-- begin Given data --

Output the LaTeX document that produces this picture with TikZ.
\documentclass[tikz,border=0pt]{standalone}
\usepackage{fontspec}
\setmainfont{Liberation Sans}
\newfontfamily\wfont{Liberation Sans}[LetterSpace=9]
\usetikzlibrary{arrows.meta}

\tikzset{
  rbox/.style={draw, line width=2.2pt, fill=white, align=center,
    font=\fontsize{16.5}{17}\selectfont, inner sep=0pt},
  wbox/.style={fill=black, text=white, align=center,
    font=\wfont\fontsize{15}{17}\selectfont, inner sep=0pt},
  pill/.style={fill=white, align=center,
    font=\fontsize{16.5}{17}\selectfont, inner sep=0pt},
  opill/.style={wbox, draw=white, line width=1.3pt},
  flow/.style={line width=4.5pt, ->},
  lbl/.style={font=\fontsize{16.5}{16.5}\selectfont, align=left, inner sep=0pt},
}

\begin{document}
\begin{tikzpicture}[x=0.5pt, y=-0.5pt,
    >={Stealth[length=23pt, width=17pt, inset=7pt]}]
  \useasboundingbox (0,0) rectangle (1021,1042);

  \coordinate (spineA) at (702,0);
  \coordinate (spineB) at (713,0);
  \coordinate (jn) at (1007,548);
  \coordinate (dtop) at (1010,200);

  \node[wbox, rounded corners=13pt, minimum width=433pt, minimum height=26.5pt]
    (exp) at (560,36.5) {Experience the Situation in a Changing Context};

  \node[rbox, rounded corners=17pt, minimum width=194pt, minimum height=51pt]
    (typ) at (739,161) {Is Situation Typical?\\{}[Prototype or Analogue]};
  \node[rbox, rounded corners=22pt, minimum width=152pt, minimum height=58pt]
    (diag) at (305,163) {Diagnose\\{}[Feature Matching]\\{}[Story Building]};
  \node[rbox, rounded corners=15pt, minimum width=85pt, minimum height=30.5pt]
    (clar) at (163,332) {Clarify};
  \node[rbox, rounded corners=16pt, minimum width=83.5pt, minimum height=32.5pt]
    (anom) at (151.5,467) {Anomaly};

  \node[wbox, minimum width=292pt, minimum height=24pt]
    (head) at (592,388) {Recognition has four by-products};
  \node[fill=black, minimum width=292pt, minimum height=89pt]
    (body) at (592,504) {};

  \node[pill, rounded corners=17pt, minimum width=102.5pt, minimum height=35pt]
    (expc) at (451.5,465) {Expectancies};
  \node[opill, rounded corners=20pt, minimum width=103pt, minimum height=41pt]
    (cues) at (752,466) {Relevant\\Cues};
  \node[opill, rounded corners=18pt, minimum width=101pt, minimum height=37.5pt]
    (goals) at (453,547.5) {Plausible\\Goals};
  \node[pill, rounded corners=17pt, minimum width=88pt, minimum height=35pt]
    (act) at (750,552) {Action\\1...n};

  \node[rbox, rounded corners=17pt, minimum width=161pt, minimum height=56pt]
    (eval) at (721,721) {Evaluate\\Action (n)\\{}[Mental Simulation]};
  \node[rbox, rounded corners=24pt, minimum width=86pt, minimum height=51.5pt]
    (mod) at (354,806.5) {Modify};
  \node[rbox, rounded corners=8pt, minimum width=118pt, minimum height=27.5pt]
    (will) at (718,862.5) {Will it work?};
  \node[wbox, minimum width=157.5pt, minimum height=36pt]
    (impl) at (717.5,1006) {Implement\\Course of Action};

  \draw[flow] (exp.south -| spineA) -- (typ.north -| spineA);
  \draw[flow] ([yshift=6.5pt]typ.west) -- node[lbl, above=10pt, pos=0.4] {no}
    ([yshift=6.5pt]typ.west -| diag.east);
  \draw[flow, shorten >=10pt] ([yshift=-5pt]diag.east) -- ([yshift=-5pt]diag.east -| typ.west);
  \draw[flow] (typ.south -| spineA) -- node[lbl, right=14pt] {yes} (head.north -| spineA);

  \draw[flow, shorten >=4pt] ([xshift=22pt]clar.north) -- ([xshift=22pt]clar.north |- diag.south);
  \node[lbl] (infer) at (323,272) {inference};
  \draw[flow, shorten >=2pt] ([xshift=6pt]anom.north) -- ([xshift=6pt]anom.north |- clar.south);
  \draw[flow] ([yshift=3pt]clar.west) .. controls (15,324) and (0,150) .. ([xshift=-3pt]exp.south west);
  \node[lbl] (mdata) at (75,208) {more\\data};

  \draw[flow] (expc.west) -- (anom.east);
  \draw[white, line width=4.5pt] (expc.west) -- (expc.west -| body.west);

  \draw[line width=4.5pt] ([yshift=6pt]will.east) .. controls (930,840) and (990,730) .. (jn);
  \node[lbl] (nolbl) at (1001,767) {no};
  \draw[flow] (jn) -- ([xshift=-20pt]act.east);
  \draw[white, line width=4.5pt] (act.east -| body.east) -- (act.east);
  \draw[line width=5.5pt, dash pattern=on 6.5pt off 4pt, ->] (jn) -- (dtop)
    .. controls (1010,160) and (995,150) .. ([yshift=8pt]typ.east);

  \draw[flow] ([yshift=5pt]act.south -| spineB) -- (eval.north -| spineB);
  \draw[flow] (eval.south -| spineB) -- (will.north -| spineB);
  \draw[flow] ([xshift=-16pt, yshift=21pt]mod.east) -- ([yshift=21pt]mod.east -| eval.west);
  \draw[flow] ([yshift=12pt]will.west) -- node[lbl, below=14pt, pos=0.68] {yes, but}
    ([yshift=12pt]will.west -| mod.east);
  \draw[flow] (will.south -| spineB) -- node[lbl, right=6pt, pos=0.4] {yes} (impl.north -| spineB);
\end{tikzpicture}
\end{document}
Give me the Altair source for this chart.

-- end Given data --

**Aim of the task:**
Reproduce the records above exactly, from the first line through the line containing "(exp) at (560,36.5)", and output nothing else.

**Correct answer:**
Output the LaTeX document that produces this picture with TikZ.
\documentclass[tikz,border=0pt]{standalone}
\usepackage{fontspec}
\setmainfont{Liberation Sans}
\newfontfamily\wfont{Liberation Sans}[LetterSpace=9]
\usetikzlibrary{arrows.meta}

\tikzset{
  rbox/.style={draw, line width=2.2pt, fill=white, align=center,
    font=\fontsize{16.5}{17}\selectfont, inner sep=0pt},
  wbox/.style={fill=black, text=white, align=center,
    font=\wfont\fontsize{15}{17}\selectfont, inner sep=0pt},
  pill/.style={fill=white, align=center,
    font=\fontsize{16.5}{17}\selectfont, inner sep=0pt},
  opill/.style={wbox, draw=white, line width=1.3pt},
  flow/.style={line width=4.5pt, ->},
  lbl/.style={font=\fontsize{16.5}{16.5}\selectfont, align=left, inner sep=0pt},
}

\begin{document}
\begin{tikzpicture}[x=0.5pt, y=-0.5pt,
    >={Stealth[length=23pt, width=17pt, inset=7pt]}]
  \useasboundingbox (0,0) rectangle (1021,1042);

  \coordinate (spineA) at (702,0);
  \coordinate (spineB) at (713,0);
  \coordinate (jn) at (1007,548);
  \coordinate (dtop) at (1010,200);

  \node[wbox, rounded corners=13pt, minimum width=433pt, minimum height=26.5pt]
    (exp) at (560,36.5) {Experience the Situation in a Changing Context};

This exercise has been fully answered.